Alasan pemberlakuan permen tersebut adalah diperuntukan kepada para
nelayan dan setiap orang untuk tidak menangkap dan menjual bibit
lobster agar nilai jualnya di kalangan nelayan Indonesia tinggi. Sebab
, bibit lobster biasanya tidak hanya dijual nelayan kepada para
tengkulak saja, bibit-bibit ini biasanya dijual atau diselundupkan ke
luar negeri. Di sana, bibit lobster dikembangkan dan dijual kembali
dengan harga yang jauh lebih tinggi. untuk bisa mencapai berat 200
gram, bibit lobster hanya butuh waktu 2 sampai 3 bulan. Bu susi
mengatakan "Di laut, bibit lobster itu tidak perlu kita kasih makan
dia akan besar sendiri. Tuhan yang kasih makan. Dalam tiga bulan Bapak
ambil 200 gram. Yang 5 gram tadi, jadi 200 gram beratnya," Dengan
menjual lobster di atas 200 gram, Bu Susi ingin para nelayan Indonesia
lebih diuntungkan dan bisa mendapatkan uang yang lebih besar. Selain
itu, kebijakan tersebut dirasa sangat positif sekali sebagai
pemberdayaan ekosistem lobster, dan menjaga agar anak cucu kita ikut
mencicipi hasilnya. Kalau bibit ini terus menerus kita ambil, bu susi
yakin 10 tahun lagi sudah tidak ada lagi lobster2 yang bernilai tinggi
ini. Karena sudah diambil bibitnya. Dan seharusnya masyarakat juga
bersyukur karena pembibitan lobster ini secara alami, yang belum tentu
dimiliki oleh daerah atau negara lain. Selain itu, undang-undang
menyebutkan bahwa bibit lobster termasuk ke dalam plasma nutfah.

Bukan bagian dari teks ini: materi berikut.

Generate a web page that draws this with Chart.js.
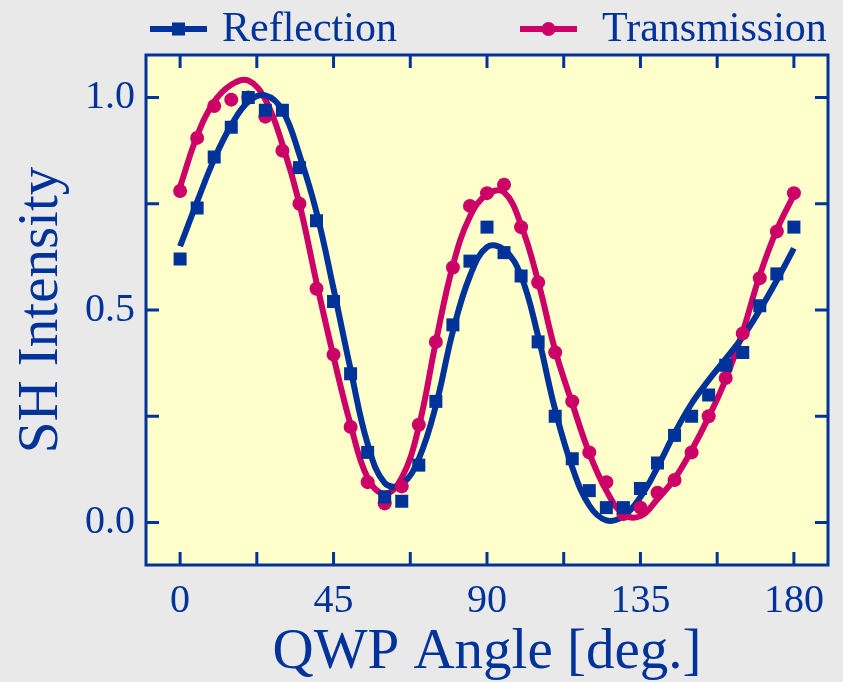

Plasma nutfah tersebut dilindungi undang-undang dan tidak boleh
diambil apalagi diperjualbelikan.

Dilema yang terjadi dikalangan nelayan ini sebenarnya harus menjadi
kajian bagi masyarakat nelayan sendiri karena kaitannya dengan
lingkungan dan mata pencarian mereka sendiri, bagaimana kita didalam
pengelolaan sumberdaya alam yang kita miliki, walaupun begitu pendapat
bu susi tersebut disangkal oleh para nelayan dengan mengatakan bahwa
habitat lobster dan benur ini murni dari alam dan ciptaan tuhan yang
maha esa dan bukan dari bu susi. Dan ternyata hal ini justru yang
dirasa menjadi sesuatu paling kuat sebagai pemahaman masyarakat
nelayan itu tersebut, karena jika dilihat dari pendapatannya sudah
jelas dan diperhitungkan, dan yang menjadi pokoknya adalah bukan
masalah berapa besar nilai lobster yang mereka jual dengan cara
menangkap benihnya tapi bagaimana agar nelayan bisa secara terus
menerus memanen dan mendapatkan hasilnya. jadi ketika masyarakat
beranggapan seperti itu sama halnya dengan rokok. Di dalam ilmu
pengetahuan kesehatannya merokok dapat menyebabkan berbagai macam
penyakit bahkan sekarang sudah tertera pada setiap bungkus rokok bahwa
merokok dapat membunuhmu !. Namun pada kenyataannya penerimaan negara
terendah dari rokok mencapai Rp10 triliun per tahunnya, jauh lebih
tinggi dari freeport, Dan yang tertinggi diperoleh pada 2006 lalu
dengan Rp42 triliun berasal dari cukai, dan itu karena masyarakat
sangat2 yakin bahwa umur mereka ditentukan oleh tuhan bukan dari
rokok, Namun perlu diingat bahwa jumlah kematian yang disebabkan oleh
rokok juga tercatat paling tinggi pada tahun 2015, dimana 6,4 juta
orang meninggal akibat rokok. Perumpamaan itu sama halnya dengan
dilema benur saat ini, Maka dengan demikian sahabat pembaca bisa
menilai dengan presepsi masing-masing, bagaimana pentingnya
sosialisasi antar sesama, karena dalam kasus ini nyatanya juga ada
nelayan yang pro terhadap (permen) tersebut, sosialisasi dirasa sangat
penting untuk berbagi informasi dan bertukar pikiran dengan orang lain
agar mendapatkan suatu keputusan yang terbaik, supaya bisa mengurangi
kekeliruan dan kesalah fahaman terhadap sebuah program kerja. Selain
itu, tujuan bersosialisasi atau mensosialisasikan sebuah rancangan
program kerja adalah supaya pihak yang terkait bisa atau memahami
program kerja yang direncanakan agar bisa memikirkan sesuatu yang
kira-kira bisa dilakukannya terkait dengan program kerja yang sudah
dirancang/direncanakan tersebut, karena sebuah dilema akan musnah jika
kita menyepakatinya secara bersam-sama.